* [Problem to solve]
Output the material word for word. Leave each picture out.

* [Data excerpt]
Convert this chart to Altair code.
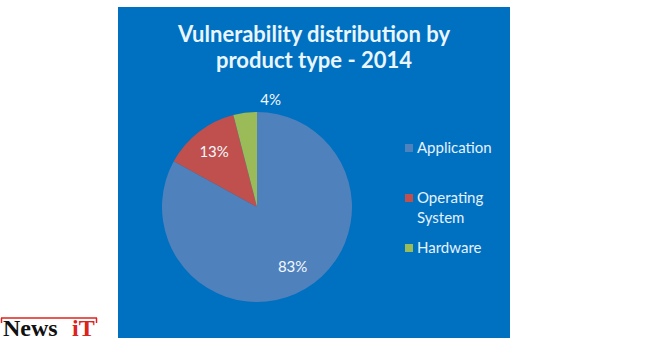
import altair as alt
import pandas as pd

categories = ["Application", "Operating System", "Hardware"]
shares = [83, 13, 4]
pct_labels = ["83%", "13%", "4%"]
colors = ["#4F81BD", "#C0504D", "#9BBB59"]
title_lines = ["Vulnerability distribution by", "product type - 2014"]

df = pd.DataFrame({"category": categories, "share": shares, "label": pct_labels})

W, H = 650, 342
CX, CY, R = 257, 207, 95
FONT = "Lato"
BG = "#0070C0"


def one():
    return alt.Data(values=[{}])


bg = alt.Chart(one()).mark_rect(color=BG).encode(
    x=alt.value(118), x2=alt.value(510), y=alt.value(7), y2=alt.value(338)
)

base = alt.Chart(df).transform_window(idx="row_number()")
color = alt.Color("category:N", scale=alt.Scale(domain=categories, range=colors), legend=None)
theta = alt.Theta("share:Q", stack=True, scale=alt.Scale(type="linear"))
order = alt.Order("idx:Q", sort="ascending")

pie = base.mark_arc(outerRadius=R).encode(
    theta=theta, color=color, order=order, x=alt.value(CX), y=alt.value(CY)
)

pct = base.transform_calculate(rad="datum.share < 5 ? 108 : 70").mark_text(
    font=FONT, fontSize=15, color="#F4F8FF"
).encode(
    theta=theta,
    radius=alt.Radius("rad:Q", scale=None),
    text="label:N",
    order=order,
    x=alt.value(CX),
    y=alt.value(CY),
)

ly = alt.Y("category:N", scale=alt.Scale(type="point", domain=categories, range=[148, 248], padding=0), axis=None)

leg_sq = alt.Chart(df).mark_square(size=64, opacity=1).encode(
    x=alt.value(409), y=ly, color=color
)
leg_tx = alt.Chart(df).mark_text(
    align="left", baseline="alphabetic", lineBreak=" ", dy=5, font=FONT,
    fontSize=15, lineHeight=20, color="#E6F2FF"
).encode(x=alt.value(417), y=ly, text="category:N")

title = alt.Chart(one()).mark_text(
    align="center", baseline="alphabetic", font=FONT, fontSize=22,
    fontWeight="bold", lineHeight=26, color="#EAF6FF"
).encode(x=alt.value(314), y=alt.value(42), text=alt.value(title_lines))

logo_line = alt.Chart(one()).mark_rule(color="#E0201B", strokeWidth=1.5).encode(
    x=alt.value(1), x2=alt.value(97), y=alt.value(318)
)
logo_tick_l = alt.Chart(one()).mark_rule(color="#E0201B", strokeWidth=1.5).encode(
    x=alt.value(1.5), y=alt.value(318), y2=alt.value(323)
)
logo_tick_r = alt.Chart(one()).mark_rule(color="#E0201B", strokeWidth=1.5).encode(
    x=alt.value(96.5), y=alt.value(318), y2=alt.value(323)
)
logo_news = alt.Chart(one()).mark_text(
    align="left", baseline="alphabetic", font="Liberation Serif", fontSize=24,
    fontWeight="bold", color="#111111"
).encode(x=alt.value(3), y=alt.value(336), text=alt.value("News"))
logo_it = alt.Chart(one()).mark_text(
    align="left", baseline="alphabetic", font="Liberation Serif", fontSize=24,
    fontWeight="bold", color="#D9251D"
).encode(x=alt.value(72), y=alt.value(336), text=alt.value("iT"))

chart = alt.layer(
    bg, pie, pct, leg_sq, leg_tx, title,
    logo_line, logo_tick_l, logo_tick_r, logo_news, logo_it
).properties(
    width=W, height=H, autosize=alt.AutoSizeParams(type="none"), padding=0,
    background="white"
).configure_view(stroke=None)

chart.save("out.html", embed_options={"renderer": "svg", "actions": False})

* [Answer for this exercise]
Convert this chart to Altair code.
import altair as alt
import pandas as pd

categories = ["Application", "Operating System", "Hardware"]
shares = [83, 13, 4]
pct_labels = ["83%", "13%", "4%"]
colors = ["#4F81BD", "#C0504D", "#9BBB59"]
title_lines = ["Vulnerability distribution by", "product type - 2014"]

df = pd.DataFrame({"category": categories, "share": shares, "label": pct_labels})

W, H = 650, 342
CX, CY, R = 257, 207, 95
FONT = "Lato"
BG = "#0070C0"


def one():
    return alt.Data(values=[{}])


bg = alt.Chart(one()).mark_rect(color=BG).encode(
    x=alt.value(118), x2=alt.value(510), y=alt.value(7), y2=alt.value(338)
)

base = alt.Chart(df).transform_window(idx="row_number()")
color = alt.Color("category:N", scale=alt.Scale(domain=categories, range=colors), legend=None)
theta = alt.Theta("share:Q", stack=True, scale=alt.Scale(type="linear"))
order = alt.Order("idx:Q", sort="ascending")

pie = base.mark_arc(outerRadius=R).encode(
    theta=theta, color=color, order=order, x=alt.value(CX), y=alt.value(CY)
)

pct = base.transform_calculate(rad="datum.share < 5 ? 108 : 70").mark_text(
    font=FONT, fontSize=15, color="#F4F8FF"
).encode(
    theta=theta,
    radius=alt.Radius("rad:Q", scale=None),
    text="label:N",
    order=order,
    x=alt.value(CX),
    y=alt.value(CY),
)

ly = alt.Y("category:N", scale=alt.Scale(type="point", domain=categories, range=[148, 248], padding=0), axis=None)

leg_sq = alt.Chart(df).mark_square(size=64, opacity=1).encode(
    x=alt.value(409), y=ly, color=color
)
leg_tx = alt.Chart(df).mark_text(
    align="left", baseline="alphabetic", lineBreak=" ", dy=5, font=FONT,
    fontSize=15, lineHeight=20, color="#E6F2FF"
).encode(x=alt.value(417), y=ly, text="category:N")

title = alt.Chart(one()).mark_text(
    align="center", baseline="alphabetic", font=FONT, fontSize=22,
    fontWeight="bold", lineHeight=26, color="#EAF6FF"
).encode(x=alt.value(314), y=alt.value(42), text=alt.value(title_lines))

logo_line = alt.Chart(one()).mark_rule(color="#E0201B", strokeWidth=1.5).encode(
    x=alt.value(1), x2=alt.value(97), y=alt.value(318)
)
logo_tick_l = alt.Chart(one()).mark_rule(color="#E0201B", strokeWidth=1.5).encode(
    x=alt.value(1.5), y=alt.value(318), y2=alt.value(323)
)
logo_tick_r = alt.Chart(one()).mark_rule(color="#E0201B", strokeWidth=1.5).encode(
    x=alt.value(96.5), y=alt.value(318), y2=alt.value(323)
)
logo_news = alt.Chart(one()).mark_text(
    align="left", baseline="alphabetic", font="Liberation Serif", fontSize=24,
    fontWeight="bold", color="#111111"
).encode(x=alt.value(3), y=alt.value(336), text=alt.value("News"))
logo_it = alt.Chart(one()).mark_text(
    align="left", baseline="alphabetic", font="Liberation Serif", fontSize=24,
    fontWeight="bold", color="#D9251D"
).encode(x=alt.value(72), y=alt.value(336), text=alt.value("iT"))

chart = alt.layer(
    bg, pie, pct, leg_sq, leg_tx, title,
    logo_line, logo_tick_l, logo_tick_r, logo_news, logo_it
).properties(
    width=W, height=H, autosize=alt.AutoSizeParams(type="none"), padding=0,
    background="white"
).configure_view(stroke=None)

chart.save("out.html", embed_options={"renderer": "svg", "actions": False})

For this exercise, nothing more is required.